Otra vez la realidad nos golpea con una brutalidad lacerante: Ámbar, de un año siete meses, es violada y asesinada presumiblemente por el conviviente de la tía a quien el Estado entregó su tuición, porque su madre no estaba capacitada para cuidarla.
El caso es horrendo y conmocionó al equipo médico que la atendió, a toda la comunidad de Rinconada de Los Andes y a Chile entero. Hemos oído a familiares, pediatras y educadoras de párvulos recordar la ternura de la pequeña y al Estado presentar una querella contra quienes resulten responsables, nada de lo cual le devolverá la vida a una niñita que debió crecer cuidada, fuerte y feliz, desarrollando al máximo sus talentos y sueños.
Su caso es distinto al de Lisette Villa, quien murió dentro de un Centro de Administración Directa del Sename. Ámbar Lazcano, mucho más chiquita, era parte de un programa de cuidado de familia extendida, pero ambas ya no están, igual que cientos de niños de extrema pobreza, a quienes los adultos, los responsables de su protección y desarrollo, les fallamos dramáticamente. Como sociedad hemos diseñado un sistema de protección que no resuelve el problema de la pobreza y la vulneración de derechos en su raíz y -peor aún- hemos permitido que el daño se exprese impunemente de una generación a otra.
El mismo fin de semana en que conocíamos la desoladora noticia de la muerte de Ámbar, 10 niñas y 10 niños de entre 12 y 18 años, con necesidades múltiples y complejas, estaban tomando posesión de sendas y nuevas residencias de protección con los más altos estándares de calidad que se hayan visto nunca en Chile. Ambas pertenecen al Hogar de Cristo y forman parte de una urgente y más que necesaria acción por la infancia vulnerada. El piloto, fundado en estudios cualitativos y cuantitativos realizados entre 2015 y 2016, pone en práctica un nuevo modelo técnico de residencias de protección en base a estándares de calidad y a la experiencia nacional e internacional, cuya implementación requirió del apoyo de cuatro fundaciones privadas, que se han unido con el nombre Acción para la Infancia.
Las características clave del modelo son una capacidad máxima de 10 niños por residencia, lo que significa una mayor personalización en el trato; acompañamiento terapéutico especializado, que se traduce en un tutor por cada tres adolescentes; un enfoque de tratamiento 24/7, sensible a las historias de trauma de los chicos, basado en las relaciones personales y con foco en el trabajo en salud mental; intervención familiar en las casas; representación legal con un abogado que coordine las situaciones de los niños con el sistema judicial; acompañamiento hasta los 21 años, una vez producido el egreso.
El costo per cápita mensual del modelo es de casi dos millones de pesos, que es el costo aproximado de los centros de administración directa de Sename.

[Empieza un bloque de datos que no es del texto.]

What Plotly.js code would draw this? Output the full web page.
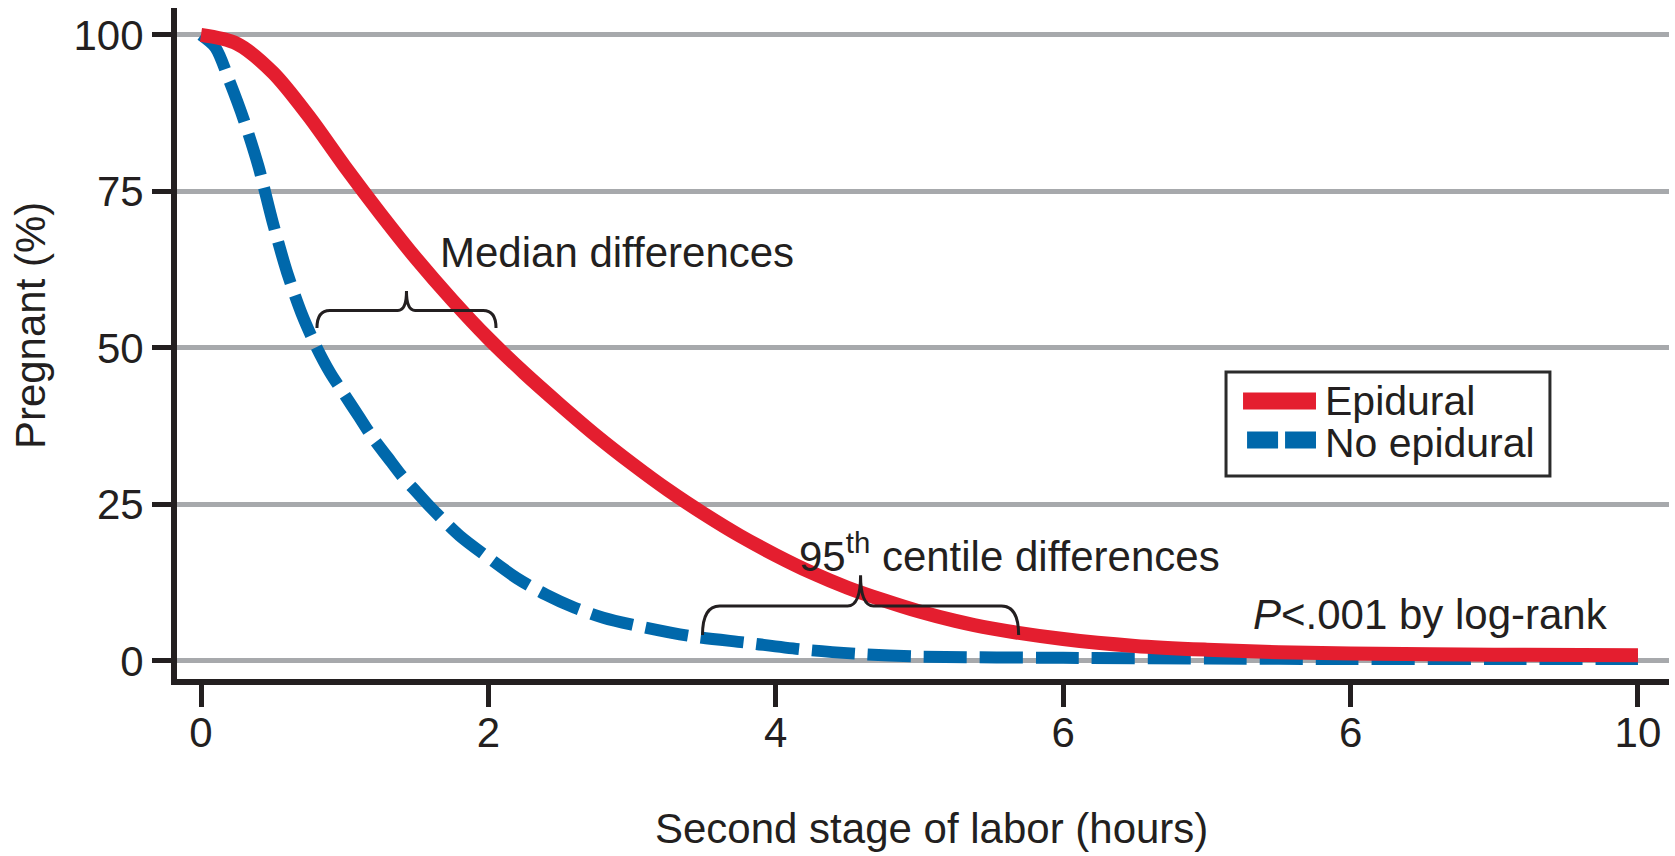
<!DOCTYPE html>
<html><head><meta charset="utf-8">
<script src="https://cdn.plot.ly/plotly-3.0.1.min.js"></script>
<style>html,body{margin:0;padding:0;background:#fff}#chart{width:1675px;height:856px}</style>
</head><body><div id="chart"></div>
<script>
// ---- data ----
const hoursEpidural = [0, 0.25, 0.5, 0.75, 1.0, 1.25, 1.5, 1.75, 2.0, 2.25, 2.5, 2.75, 3.0, 3.25, 3.5, 3.75, 4.0, 4.25, 4.5, 4.75, 5.0, 5.25, 5.5, 6.0, 6.5, 7.0, 7.5, 8.0, 9.0, 10.0];
const pregnantEpidural = [100, 98.6, 94.0, 87.0, 79.0, 71.4, 64.2, 57.6, 51.5, 46.0, 40.9, 36.0, 31.5, 27.3, 23.5, 20.0, 16.9, 14.1, 11.7, 9.7, 7.9, 6.4, 5.2, 3.5, 2.4, 1.8, 1.4, 1.2, 1.0, 0.9];
const hoursNoEpidural = [0, 0.1, 0.2, 0.3, 0.4, 0.5, 0.6, 0.7, 0.8, 0.9, 1.0, 1.1, 1.2, 1.3, 1.4, 1.5, 1.6, 1.8, 2.0, 2.2, 2.4, 2.6, 2.8, 3.0, 3.4, 3.8, 4.2, 4.6, 5.0, 6.0, 7.0, 8.0, 9.0, 10.0];
const pregnantNoEpidural = [100, 98, 92.5, 86.3, 79, 70, 62, 55.5, 50.3, 46, 42.5, 39, 35.5, 32.5, 29.5, 27, 24.5, 20, 16.5, 13.2, 10.6, 8.5, 6.9, 5.8, 4.0, 2.9, 1.8, 1.1, 0.7, 0.5, 0.4, 0.3, 0.3, 0.3];
const seriesNames = ['Epidural', 'No epidural'];
const xTickValues = [0, 2, 4, 6, 8, 10];
const xTickLabels = ['0', '2', '4', '6', '6', '10'];
const yTickValues = [0, 25, 50, 75, 100];
const yTickLabels = ['0', '25', '50', '75', '100'];
const xTitle = 'Second stage of labor (hours)';
const yTitle = 'Pregnant (%)';
const medianLabel = 'Median differences';
const centileLabel = '95<sup>th</sup> centile differences';
const pValueLabel = '<i>P</i>&lt;.001 by log-rank';
// brace spans: [x start, x end, y end, y bar, y tip]
const medianBrace = [0.807, 2.053, 53.2, 56.0, 59.1];
const centileBrace = [3.49, 5.69, 4.15, 8.8, 13.7];

// ---- styling ----
const RED = '#e41e2f', BLUE = '#0068ab', INK = '#231f20', GRID = '#a7a9ac';
const FONT = 'Liberation Sans, Arial, Helvetica, sans-serif';
const FS = 42;

function bracePath(b, xr, xd) {
  const [x0, x1, yEnd, yBar, yTip] = b;
  const xm = (x0 + x1) / 2;
  return `M${x0},${yEnd} Q${x0},${yBar} ${x0 + xr},${yBar} L${xm - xd},${yBar} Q${xm},${yBar} ${xm},${yTip} ` +
         `Q${xm},${yBar} ${xm + xd},${yBar} L${x1 - xr},${yBar} Q${x1},${yBar} ${x1},${yEnd}`;
}

const traces = [
  {x: hoursNoEpidural, y: pregnantNoEpidural, name: seriesNames[1], type: 'scatter', mode: 'lines',
   line: {color: BLUE, width: 12, dash: '43px,13px', shape: 'spline', smoothing: 0.8}, showlegend: false, hoverinfo: 'x+y+name'},
  {x: hoursEpidural, y: pregnantEpidural, name: seriesNames[0], type: 'scatter', mode: 'lines',
   line: {color: RED, width: 14, shape: 'spline', smoothing: 0.9}, showlegend: false, hoverinfo: 'x+y+name'}
];

const txt = (text, x, y, extra) => Object.assign({text, x, y, xref: 'x', yref: 'y', showarrow: false,
  xanchor: 'left', yanchor: 'middle', font: {family: FONT, size: FS, color: INK}}, extra || {});

const layout = {
  width: 1675, height: 856,
  margin: {l: 177, r: 6, t: 8, b: 177, pad: 0},
  paper_bgcolor: '#fff', plot_bgcolor: '#fff',
  showlegend: false,
  font: {family: FONT, size: FS, color: INK},
  xaxis: {range: [-0.167, 10.216], tickmode: 'array', tickvals: xTickValues, ticktext: xTickLabels,
    ticks: 'outside', ticklen: 22, tickwidth: 5, tickcolor: INK, showline: true, linewidth: 6, linecolor: INK,
    ticklabelstandoff: -10,
    showgrid: false, zeroline: false, tickfont: {family: FONT, size: FS, color: INK}, fixedrange: true},
  yaxis: {range: [-2.88, 104.3], tickmode: 'array', tickvals: yTickValues, ticktext: yTickLabels,
    ticks: 'outside', ticklen: 19, tickwidth: 5, tickcolor: INK, showline: true, linewidth: 6, linecolor: INK,
    showgrid: true, gridcolor: GRID, gridwidth: 5, zeroline: false, tickfont: {family: FONT, size: FS, color: INK}, fixedrange: true},
  shapes: [
    {type: 'path', xref: 'x', yref: 'y', path: bracePath(medianBrace, 0.09, 0.06), line: {color: INK, width: 3}},
    {type: 'path', xref: 'x', yref: 'y', path: bracePath(centileBrace, 0.12, 0.09), line: {color: INK, width: 3}},
    // legend box
    {type: 'rect', xref: 'paper', yref: 'paper', x0: 0.7031, x1: 0.9202, y0: 0.3025, y1: 0.4575,
     line: {color: '#2b2b2b', width: 3}, fillcolor: '#fff', layer: 'above'},
    {type: 'line', xref: 'paper', yref: 'paper', x0: 0.7145, x1: 0.7634, y0: 0.4143, y1: 0.4143,
     line: {color: RED, width: 17}, layer: 'above'},
    {type: 'line', xref: 'paper', yref: 'paper', x0: 0.7172, x1: 0.7634, y0: 0.3562, y1: 0.3562,
     line: {color: BLUE, width: 17, dash: '31px,7px'}, layer: 'above'}
  ],
  annotations: [
    txt(medianLabel, 1.65, 65.3),
    txt(centileLabel, 4.15, 17.2),
    txt(pValueLabel, 7.31, 7.5),
    {text: seriesNames[0], xref: 'paper', yref: 'paper', x: 0.768, y: 0.4143, showarrow: false,
     xanchor: 'left', yanchor: 'middle', font: {family: FONT, size: 41, color: INK}},
    {text: seriesNames[1], xref: 'paper', yref: 'paper', x: 0.768, y: 0.3517, showarrow: false,
     xanchor: 'left', yanchor: 'middle', font: {family: FONT, size: 41, color: INK}},
    {text: xTitle, xref: 'paper', yref: 'paper', x: 0.5054, y: -0.2235, showarrow: false,
     xanchor: 'center', yanchor: 'middle', font: {family: FONT, size: FS, color: INK}},
    {text: yTitle, xref: 'paper', yref: 'paper', x: -0.0985, y: 0.526, showarrow: false, textangle: -90,
     xanchor: 'center', yanchor: 'middle', font: {family: FONT, size: FS, color: INK}}
  ]
};

Plotly.newPlot('chart', traces, layout, {displayModeBar: false, staticPlot: true});
</script>
</body></html>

Tenemos la convicción de que esta propuesta puede ser replicable a la realidad nacional. La población en el sistema residencial es pequeña en comparación a otros grupos vulnerables, por lo que no significaría un monto sustancial en el presupuesto estatal. Además, un gran porcentaje de niños y adolescentes que están hoy en residencias pueden ser derivados a programas ambulatorios, que requieren también altos niveles de calidad y supervisión; solo así evitaremos muertes horrendas como la de la pequeña Ámbar.
Días tras, cuando celebrábamos en privado con los niños su traslado a las residencias, les teníamos un ejemplar de “Tod@s Junt@s” a cada uno, de Vinka Jackson, un libro que celebra el tiempo de la infancia y cuenta los casos de niños y jóvenes que desarrollan proyectos increíbles en distintas partes del mundo, porque han contado con el cuidado responsable y dedicado de a lo menos una persona adulta. Un adulto que los protege; no que los daña.
Juan Cristóbal Romero. Director ejecutivo Fundación Hogar de Cristo.